How should it be done? I do not know yet. For now I am hunting for articles and researching the area. The aim is to have a fast and effective library which can compete with gperf. It will be interesting to see how this fares.

Monopolies are inherently bad. I think most would agree a comment like that. It kills the free market economics and makes further evolvement stagnant. Unfortunately there is more to this than smashing at a big company all the time.

My target is GCC. GCC has now become the monopoly in the Open Software world. The compiler is de-facto, breaks proper standards and is generally hard to use. But people still use it. The main problem is competition. The GCC compiler needs competition.

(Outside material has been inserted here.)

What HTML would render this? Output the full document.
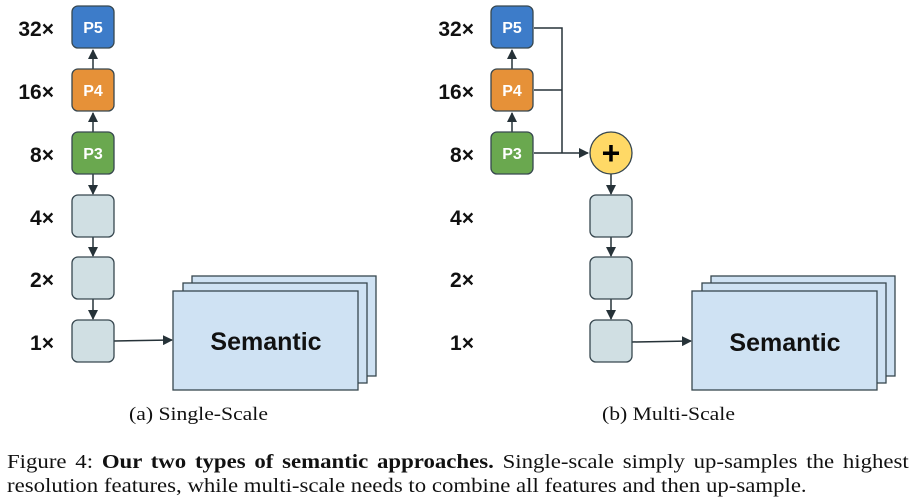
<!DOCTYPE html>
<html><head><meta charset="utf-8"><style>
body{margin:0;background:#fff;width:915px;height:502px;overflow:hidden;position:relative}
svg{position:absolute;left:0;top:0}
.cap{position:absolute;font-family:"Liberation Serif",serif;font-size:20px;color:#111;white-space:nowrap;transform-origin:0 0;transform:scaleX(1.14)}
</style></head><body>
<svg width="915" height="502" viewBox="0 0 915 502">
<defs><marker id="a" markerWidth="10" markerHeight="10" refX="9" refY="5" orient="auto" markerUnits="userSpaceOnUse"><path d="M0,0 L10,5 L0,10 z" fill="#263238"/></marker></defs>
<g font-family="Liberation Sans, sans-serif" font-weight="bold">
<g font-size="21" fill="#111" text-anchor="end">
<text x="54" y="36">32×</text><text x="54" y="99">16×</text><text x="54" y="162">8×</text>
<text x="54" y="225">4×</text><text x="54" y="287">2×</text><text x="54" y="350">1×</text>
<text x="474" y="36">32×</text><text x="474" y="99">16×</text><text x="474" y="162">8×</text>
<text x="474" y="225">4×</text><text x="474" y="287">2×</text><text x="474" y="350">1×</text>
</g>
<g stroke="#263238" stroke-width="1.5" fill="none">
<line x1="93" y1="69" x2="93" y2="50" marker-end="url(#a)"/>
<line x1="93" y1="132" x2="93" y2="113" marker-end="url(#a)"/>
<line x1="93" y1="174" x2="93" y2="194" marker-end="url(#a)"/>
<line x1="93" y1="237" x2="93" y2="256" marker-end="url(#a)"/>
<line x1="93" y1="299" x2="93" y2="319" marker-end="url(#a)"/>
<line x1="114" y1="341" x2="172" y2="340" marker-end="url(#a)"/>
<line x1="512" y1="69" x2="512" y2="50" marker-end="url(#a)"/>
<line x1="512" y1="132" x2="512" y2="113" marker-end="url(#a)"/>
<polyline points="534,28 562,28 562,153"/>
<line x1="534" y1="90" x2="562" y2="90"/>
<line x1="534" y1="153" x2="588" y2="153" marker-end="url(#a)"/>
<line x1="611" y1="174" x2="611" y2="194" marker-end="url(#a)"/>
<line x1="611" y1="237" x2="611" y2="256" marker-end="url(#a)"/>
<line x1="611" y1="299" x2="611" y2="319" marker-end="url(#a)"/>
<line x1="632" y1="342" x2="691" y2="341" marker-end="url(#a)"/>
</g>
<g stroke="#37474f" stroke-width="1.3">
<rect x="72" y="6" width="42" height="42" rx="6" fill="#3d7cc9"/>
<rect x="72" y="69" width="42" height="42" rx="6" fill="#e69138"/>
<rect x="72" y="132" width="42" height="42" rx="6" fill="#6aa84f"/>
<rect x="72" y="195" width="42" height="42" rx="6" fill="#d0dfe3"/>
<rect x="72" y="257" width="42" height="42" rx="6" fill="#d0dfe3"/>
<rect x="72" y="320" width="42" height="42" rx="6" fill="#d0dfe3"/>
<rect x="491" y="6" width="42" height="42" rx="6" fill="#3d7cc9"/>
<rect x="491" y="69" width="42" height="42" rx="6" fill="#e69138"/>
<rect x="491" y="132" width="42" height="42" rx="6" fill="#6aa84f"/>
<rect x="590" y="195" width="42" height="42" rx="6" fill="#d0dfe3"/>
<rect x="590" y="257" width="42" height="42" rx="6" fill="#d0dfe3"/>
<rect x="590" y="320" width="42" height="42" rx="6" fill="#d0dfe3"/>
<circle cx="611" cy="153" r="21" fill="#ffd966"/>
<rect x="192" y="276" width="184" height="100" fill="#cfe2f3"/>
<rect x="183" y="283" width="184" height="100" fill="#cfe2f3"/>
<rect x="173" y="291" width="185" height="99" fill="#cfe2f3"/>
<rect x="711" y="276" width="184" height="100" fill="#cfe2f3"/>
<rect x="702" y="283" width="184" height="100" fill="#cfe2f3"/>
<rect x="692" y="291" width="185" height="99" fill="#cfe2f3"/>
</g>
<g font-size="16" fill="#fff" text-anchor="middle">
<text x="93" y="33">P5</text><text x="93" y="96">P4</text><text x="93" y="159">P3</text>
<text x="512" y="33">P5</text><text x="512" y="96">P4</text><text x="512" y="159">P3</text>
</g>
<text x="611" y="164" font-size="32" text-anchor="middle" fill="#000">+</text>
<g font-size="25" fill="#111" text-anchor="middle">
<text x="266" y="350">Semantic</text><text x="785" y="351">Semantic</text>
</g>
</g>
</svg>
<div class="cap" style="left:129px;top:404px;font-size:19px">(a) Single-Scale</div>
<div class="cap" style="left:602px;top:404px;font-size:19px">(b) Multi-Scale</div>
<div class="cap" style="left:7px;top:451px;width:791px;text-align:justify;text-align-last:justify">Figure 4: <b>Our two types of semantic approaches.</b> Single-scale simply up-samples the highest</div>
<div class="cap" style="left:7px;top:475px">resolution features, while multi-scale needs to combine all features and then up-sample.</div>
</body></html>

Adding extensions to a language hurts. It is very hard to fight against such extend-and-embrace tactics and it only leads to feature bloat instead of well-thought additions.

There is the 5% rule. If we can get another compiler into the top 5% of the speed of GCC we have reached the point where fair competition can begin.

At some point I do not care that much about C, which I find to be a miserable language, but still better than much else. On the other hand, where should the competition to GCC come from?

Not Intels CC. Commercial dependence is bad. Then there is TenDRA, Watcom, LCC and friends. Right now I have decided to throw some time after the TenDRA project and see what happens.